#### WORK TO COMPLETE:
Transcribe the listing that follows in full, omitting pictures.
- - - - -
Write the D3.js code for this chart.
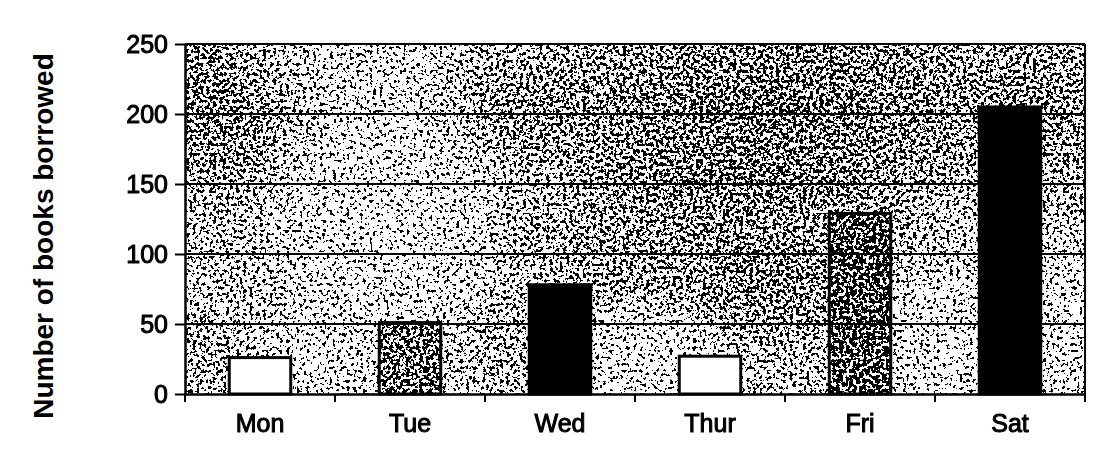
<!DOCTYPE html>
<html>
<head>
<meta charset="utf-8">
<script src="https://cdn.jsdelivr.net/npm/d3@7"></script>
<style>
  html, body { margin: 0; padding: 0; background: #fff; }
  svg { display: block; font-family: "Liberation Sans", Arial, sans-serif; }
</style>
</head>
<body>
<svg id="chart" width="1118" height="465"></svg>
<script>
// ---- data ----
const days = ["Mon", "Tue", "Wed", "Thur", "Fri", "Sat"];
const booksBorrowed = [26, 51, 78, 27, 129, 205];
const barStyle = ["white", "stipple", "black", "white", "stippleDark", "black"];
const yTicks = [0, 50, 100, 150, 200, 250];
const yTitle = "Number of books borrowed";

// ---- texture blobs (background shading only, not data) ----
const textureBlobs = [
  {cx: 215, cy: 95, rx: 110, ry: 130, tone: "dark", a: 0.4},
  {cx: 780, cy: 105, rx: 320, ry: 120, tone: "dark", a: 0.45},
  {cx: 720, cy: 235, rx: 250, ry: 110, tone: "dark", a: 0.32},
  {cx: 1060, cy: 110, rx: 90, ry: 110, tone: "dark", a: 0.25},
  {cx: 500, cy: 110, rx: 90, ry: 80, tone: "dark", a: 0.2},
  {cx: 385, cy: 225, rx: 140, ry: 190, tone: "light", a: 1},
  {cx: 640, cy: 365, rx: 100, ry: 75, tone: "light", a: 1},
  {cx: 945, cy: 345, rx: 95, ry: 105, tone: "light", a: 1},
  {cx: 1075, cy: 320, rx: 55, ry: 110, tone: "light", a: 0.9},
  {cx: 340, cy: 60, rx: 130, ry: 60, tone: "light", a: 0.6},
  {cx: 300, cy: 360, rx: 70, ry: 55, tone: "light", a: 0.9},
  {cx: 500, cy: 345, rx: 70, ry: 60, tone: "dark", a: 0.15},
  {cx: 205, cy: 355, rx: 50, ry: 50, tone: "dark", a: 0.15},
  {cx: 780, cy: 300, rx: 90, ry: 70, tone: "dark", a: 0.22}
];

const svg = d3.select("#chart");
const margin = {left: 185, right: 33, top: 44, bottom: 71};
const W = 1118, H = 465;
const x0 = margin.left, x1 = W - margin.right, y0 = H - margin.bottom, y1 = margin.top;

const x = d3.scaleBand().domain(days).range([x0, x1]).paddingInner(0.59).paddingOuter(0.295);
const y = d3.scaleLinear().domain([0, 250]).range([y0, y1]);

const defs = svg.append("defs");
["dark", "light"].forEach(t => {
  const g = defs.append("radialGradient").attr("id", "grad-" + t);
  const c = t === "dark" ? "#000" : "#fff";
  g.append("stop").attr("offset", "0%").attr("stop-color", c).attr("stop-opacity", 1);
  g.append("stop").attr("offset", "60%").attr("stop-color", c).attr("stop-opacity", 0.6);
  g.append("stop").attr("offset", "100%").attr("stop-color", c).attr("stop-opacity", 0);
});

const K = 4;
const f = defs.append("filter").attr("id", "stipple")
  .attr("filterUnits", "userSpaceOnUse")
  .attr("x", x0).attr("y", y1).attr("width", x1 - x0).attr("height", y0 - y1)
  .attr("color-interpolation-filters", "sRGB");
f.append("feTurbulence").attr("type", "fractalNoise").attr("baseFrequency", 0.3)
  .attr("numOctaves", 2).attr("seed", 5).attr("result", "turb");
f.append("feColorMatrix").attr("in", "turb").attr("type", "matrix")
  .attr("values", "1 0 0 0 0  1 0 0 0 0  1 0 0 0 0  0 0 0 0 1").attr("result", "noise");
f.append("feComposite").attr("in", "noise").attr("in2", "SourceGraphic")
  .attr("operator", "arithmetic").attr("k1", 0).attr("k2", K).attr("k3", 1).attr("k4", -K / 2)
  .attr("result", "mix");
f.append("feColorMatrix").attr("in", "mix").attr("type", "matrix")
  .attr("values", "0 0 0 0 0  0 0 0 0 0  0 0 0 0 0  -40 0 0 0 20");

svg.append("rect").attr("x", x0).attr("y", y1).attr("width", x1 - x0).attr("height", y0 - y1).attr("fill", "#fff");

const dens = svg.append("g").attr("filter", "url(#stipple)");
dens.append("rect").attr("x", x0).attr("y", y1).attr("width", x1 - x0).attr("height", y0 - y1)
  .attr("fill", "rgb(204,204,204)");
dens.selectAll("ellipse").data(textureBlobs).join("ellipse")
  .attr("cx", d => d.cx).attr("cy", d => d.cy).attr("rx", d => d.rx).attr("ry", d => d.ry)
  .attr("fill", d => "url(#grad-" + d.tone + ")").attr("opacity", d => d.a);
const barData = days.map((d, i) => ({day: d, v: booksBorrowed[i], s: barStyle[i]}));
dens.selectAll("rect.bd").data(barData.filter(d => d.s.startsWith("stipple"))).join("rect")
  .attr("class", "bd")
  .attr("x", d => x(d.day)).attr("y", d => y(d.v))
  .attr("width", x.bandwidth()).attr("height", d => y(0) - y(d.v))
  .attr("fill", d => d.s === "stippleDark" ? "rgb(85,85,85)" : "rgb(115,115,115)");

svg.append("g").selectAll("line").data(yTicks.filter(t => t > 0)).join("line")
  .attr("x1", x0).attr("x2", x1).attr("y1", d => y(d)).attr("y2", d => y(d))
  .attr("stroke", "#000").attr("stroke-width", 2.2);

svg.append("g").selectAll("rect").data(barData).join("rect")
  .attr("x", d => x(d.day)).attr("y", d => y(d.v))
  .attr("width", x.bandwidth()).attr("height", d => y(0) - y(d.v))
  .attr("fill", d => d.s === "white" ? "#fff" : d.s === "black" ? "#000" : "none")
  .attr("stroke", "#000").attr("stroke-width", 3);

svg.append("line").attr("x1", x1).attr("x2", x1).attr("y1", y1).attr("y2", y0 + 7)
  .attr("stroke", "#000").attr("stroke-width", 2);

const yAxis = svg.append("g").attr("transform", `translate(${x0},0)`)
  .call(d3.axisLeft(y).tickValues(yTicks).tickSize(10).tickPadding(7).tickSizeOuter(0));
yAxis.select(".domain").attr("stroke-width", 2.5);
yAxis.selectAll(".tick line").attr("stroke-width", 2);
yAxis.selectAll("text").attr("font-size", 25).attr("fill", "#000")
  .attr("stroke", "#000").attr("stroke-width", 1).attr("font-family", "Liberation Sans, Arial, sans-serif");

const xAxis = svg.append("g").attr("transform", `translate(0,${y0})`)
  .call(d3.axisBottom(x).tickSize(0).tickPadding(20).tickSizeOuter(0));
xAxis.select(".domain").attr("stroke-width", 2.5);
xAxis.selectAll("text").attr("font-size", 25).attr("fill", "#000")
  .attr("stroke", "#000").attr("stroke-width", 1).attr("font-family", "Liberation Sans, Arial, sans-serif");

const bounds = d3.range(days.length + 1).map(i => x0 + i * x.step());
svg.append("g").selectAll("line").data(bounds).join("line")
  .attr("x1", d => d).attr("x2", d => d).attr("y1", y0).attr("y2", y0 + 8)
  .attr("stroke", "#000").attr("stroke-width", 2);

svg.append("text")
  .attr("transform", `translate(53,236) rotate(-90)`)
  .attr("text-anchor", "middle")
  .attr("font-size", 28).attr("font-weight", "bold").attr("fill", "#000")
  .text(yTitle);
</script>
</body>
</html>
- - - - -
#### THE OUTPUT:
Write the D3.js code for this chart.
<!DOCTYPE html>
<html>
<head>
<meta charset="utf-8">
<script src="https://cdn.jsdelivr.net/npm/d3@7"></script>
<style>
  html, body { margin: 0; padding: 0; background: #fff; }
  svg { display: block; font-family: "Liberation Sans", Arial, sans-serif; }
</style>
</head>
<body>
<svg id="chart" width="1118" height="465"></svg>
<script>
// ---- data ----
const days = ["Mon", "Tue", "Wed", "Thur", "Fri", "Sat"];
const booksBorrowed = [26, 51, 78, 27, 129, 205];
const barStyle = ["white", "stipple", "black", "white", "stippleDark", "black"];
const yTicks = [0, 50, 100, 150, 200, 250];
const yTitle = "Number of books borrowed";

// ---- texture blobs (background shading only, not data) ----
const textureBlobs = [
  {cx: 215, cy: 95, rx: 110, ry: 130, tone: "dark", a: 0.4},
  {cx: 780, cy: 105, rx: 320, ry: 120, tone: "dark", a: 0.45},
  {cx: 720, cy: 235, rx: 250, ry: 110, tone: "dark", a: 0.32},
  {cx: 1060, cy: 110, rx: 90, ry: 110, tone: "dark", a: 0.25},
  {cx: 500, cy: 110, rx: 90, ry: 80, tone: "dark", a: 0.2},
  {cx: 385, cy: 225, rx: 140, ry: 190, tone: "light", a: 1},
  {cx: 640, cy: 365, rx: 100, ry: 75, tone: "light", a: 1},
  {cx: 945, cy: 345, rx: 95, ry: 105, tone: "light", a: 1},
  {cx: 1075, cy: 320, rx: 55, ry: 110, tone: "light", a: 0.9},
  {cx: 340, cy: 60, rx: 130, ry: 60, tone: "light", a: 0.6},
  {cx: 300, cy: 360, rx: 70, ry: 55, tone: "light", a: 0.9},
  {cx: 500, cy: 345, rx: 70, ry: 60, tone: "dark", a: 0.15},
  {cx: 205, cy: 355, rx: 50, ry: 50, tone: "dark", a: 0.15},
  {cx: 780, cy: 300, rx: 90, ry: 70, tone: "dark", a: 0.22}
];

const svg = d3.select("#chart");
const margin = {left: 185, right: 33, top: 44, bottom: 71};
const W = 1118, H = 465;
const x0 = margin.left, x1 = W - margin.right, y0 = H - margin.bottom, y1 = margin.top;

const x = d3.scaleBand().domain(days).range([x0, x1]).paddingInner(0.59).paddingOuter(0.295);
const y = d3.scaleLinear().domain([0, 250]).range([y0, y1]);

const defs = svg.append("defs");
["dark", "light"].forEach(t => {
  const g = defs.append("radialGradient").attr("id", "grad-" + t);
  const c = t === "dark" ? "#000" : "#fff";
  g.append("stop").attr("offset", "0%").attr("stop-color", c).attr("stop-opacity", 1);
  g.append("stop").attr("offset", "60%").attr("stop-color", c).attr("stop-opacity", 0.6);
  g.append("stop").attr("offset", "100%").attr("stop-color", c).attr("stop-opacity", 0);
});

const K = 4;
const f = defs.append("filter").attr("id", "stipple")
  .attr("filterUnits", "userSpaceOnUse")
  .attr("x", x0).attr("y", y1).attr("width", x1 - x0).attr("height", y0 - y1)
  .attr("color-interpolation-filters", "sRGB");
f.append("feTurbulence").attr("type", "fractalNoise").attr("baseFrequency", 0.3)
  .attr("numOctaves", 2).attr("seed", 5).attr("result", "turb");
f.append("feColorMatrix").attr("in", "turb").attr("type", "matrix")
  .attr("values", "1 0 0 0 0  1 0 0 0 0  1 0 0 0 0  0 0 0 0 1").attr("result", "noise");
f.append("feComposite").attr("in", "noise").attr("in2", "SourceGraphic")
  .attr("operator", "arithmetic").attr("k1", 0).attr("k2", K).attr("k3", 1).attr("k4", -K / 2)
  .attr("result", "mix");
f.append("feColorMatrix").attr("in", "mix").attr("type", "matrix")
  .attr("values", "0 0 0 0 0  0 0 0 0 0  0 0 0 0 0  -40 0 0 0 20");

svg.append("rect").attr("x", x0).attr("y", y1).attr("width", x1 - x0).attr("height", y0 - y1).attr("fill", "#fff");

const dens = svg.append("g").attr("filter", "url(#stipple)");
dens.append("rect").attr("x", x0).attr("y", y1).attr("width", x1 - x0).attr("height", y0 - y1)
  .attr("fill", "rgb(204,204,204)");
dens.selectAll("ellipse").data(textureBlobs).join("ellipse")
  .attr("cx", d => d.cx).attr("cy", d => d.cy).attr("rx", d => d.rx).attr("ry", d => d.ry)
  .attr("fill", d => "url(#grad-" + d.tone + ")").attr("opacity", d => d.a);
const barData = days.map((d, i) => ({day: d, v: booksBorrowed[i], s: barStyle[i]}));
dens.selectAll("rect.bd").data(barData.filter(d => d.s.startsWith("stipple"))).join("rect")
  .attr("class", "bd")
  .attr("x", d => x(d.day)).attr("y", d => y(d.v))
  .attr("width", x.bandwidth()).attr("height", d => y(0) - y(d.v))
  .attr("fill", d => d.s === "stippleDark" ? "rgb(85,85,85)" : "rgb(115,115,115)");

svg.append("g").selectAll("line").data(yTicks.filter(t => t > 0)).join("line")
  .attr("x1", x0).attr("x2", x1).attr("y1", d => y(d)).attr("y2", d => y(d))
  .attr("stroke", "#000").attr("stroke-width", 2.2);

svg.append("g").selectAll("rect").data(barData).join("rect")
  .attr("x", d => x(d.day)).attr("y", d => y(d.v))
  .attr("width", x.bandwidth()).attr("height", d => y(0) - y(d.v))
  .attr("fill", d => d.s === "white" ? "#fff" : d.s === "black" ? "#000" : "none")
  .attr("stroke", "#000").attr("stroke-width", 3);

svg.append("line").attr("x1", x1).attr("x2", x1).attr("y1", y1).attr("y2", y0 + 7)
  .attr("stroke", "#000").attr("stroke-width", 2);

const yAxis = svg.append("g").attr("transform", `translate(${x0},0)`)
  .call(d3.axisLeft(y).tickValues(yTicks).tickSize(10).tickPadding(7).tickSizeOuter(0));
yAxis.select(".domain").attr("stroke-width", 2.5);
yAxis.selectAll(".tick line").attr("stroke-width", 2);
yAxis.selectAll("text").attr("font-size", 25).attr("fill", "#000")
  .attr("stroke", "#000").attr("stroke-width", 1).attr("font-family", "Liberation Sans, Arial, sans-serif");

const xAxis = svg.append("g").attr("transform", `translate(0,${y0})`)
  .call(d3.axisBottom(x).tickSize(0).tickPadding(20).tickSizeOuter(0));
xAxis.select(".domain").attr("stroke-width", 2.5);
xAxis.selectAll("text").attr("font-size", 25).attr("fill", "#000")
  .attr("stroke", "#000").attr("stroke-width", 1).attr("font-family", "Liberation Sans, Arial, sans-serif");

const bounds = d3.range(days.length + 1).map(i => x0 + i * x.step());
svg.append("g").selectAll("line").data(bounds).join("line")
  .attr("x1", d => d).attr("x2", d => d).attr("y1", y0).attr("y2", y0 + 8)
  .attr("stroke", "#000").attr("stroke-width", 2);

svg.append("text")
  .attr("transform", `translate(53,236) rotate(-90)`)
  .attr("text-anchor", "middle")
  .attr("font-size", 28).attr("font-weight", "bold").attr("fill", "#000")
  .text(yTitle);
</script>
</body>
</html>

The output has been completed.